Please remember that this article is for informational purposes only and you should never begin a treatment without first consulting a veterinarian.
Arthritis affects humans and animals in similar ways. You may notice your dog isn't as active as he once was or he doesn't move as quickly. He might start having trouble with steps or trouble getting up from a laying position. He may or may not whimper or pant in pain. What many people consider pets just getting older or showing their age may be attributed to arthritis and can be treated in order to maintain a better quality of life for your pet.
Arthritis is not one specific disease. It is a term for the inflammation of a joint or joints caused by a disease or injury. It can be seen as a problem on its own or as a symptom of another, possibly even more serious condition. Two main kinds of arthritis are found in dogs and cats and each requires very different treatment so your veterinarian must diagnose each case accurately. Please remember that this article is for informational purposes only and you should never begin a treatment without first consulting a veterinarian.
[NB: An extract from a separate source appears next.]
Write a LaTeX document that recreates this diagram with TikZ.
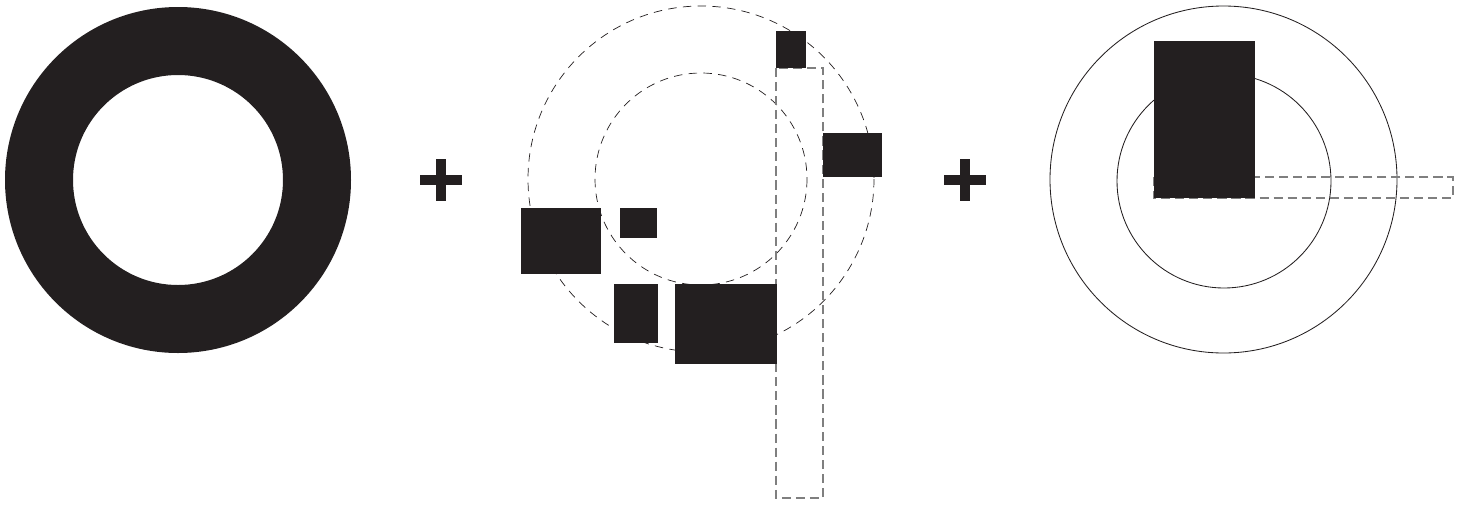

The first type of arthritis is known as inflammatory arthritis. This type generally affects multiple joints and is caused by an infection or by an abnormality in the animal's immune system. The infectious form of inflammatory arthritis is caused by a bacterial or fungal infection. This infection may be the result of a tick-borne illness like Lyme disease or Rocky Mountain Spotted Fever which needs to be treated with antibiotics along with the arthritis to cure the entire problem. Rheumatoid arthritis or systemic lupus are examples of an immune-mediated arthritis where a disorder in the animal's immune system causes the joints to become inflamed. This type of arthritis is often hereditary.
The second general type of arthritis may be known as either osteoarthritis or Degenerative Joint Disease. Some sources use these two terms interchangeably while others use them to refer to two slightly different types of arthritis. For our purposes, we will consider them both to describe the result of abnormal stress on normal joints or normal stress on abnormal joints. Abnormal stress would be activity like constant jumping or running, stretching ligaments, injuries, or an overweight animal. Abnormal joints would be a result of trauma or another condition like hip dysplasia or loose kneecaps. This type of arthritis can sometimes be lessened or eliminated by surgery to repair the damaged joint.
Once you notice your common arthritis symptoms in your animal and your veterinarian has diagnosed arthritis, they will be able to recommend a treatment regimen. Never give your pet over-the-counter human pharmaceuticals without a veterinarian's approval. Some human medications can be harmful or even fatal to animals, even in small dosages. A well-balanced treatment should have three parts: pain management, behavior, and diet.
Pain management may involve the use of painkiller medications like aspirin compounds or anti-inflammatory medications. Your veterinarian will be able to provide more information about the more effective and latest medications available to ease your animal's pain.
The behavior component of treatment would include things like using elevated feeding dishes, using pet ramps or pet steps, and providing regular low impact exercise to loosen sore joints. Moist heat and a heated bed may soothe aching joints and a firm, orthopedic bed can make resting and rising more comfortable for your pet.
Diet is also important to maintain a healthy weight and to manage arthritis. Extra stress is placed on the joints of an overweight dog, causing more pain and degradation in the joints. Supplements like glucosamine and chondroitin can be used to help rebuild damaged cartilage and lubricate joints. Your pet may also be able to take other supplements like vitamin A or Omega-3 fatty acids to help their joint health.
Arthritis is just as uncomfortable and undiscriminating in animals as humans. The young and healthy can be affected as well as the old and ill. If you notice your pet slowing down or showing pain, contact your veterinarian. They will be able to diagnose arthritis or another debilitating illness that may be affecting their quality of life and recommend a course of action to make their life easier.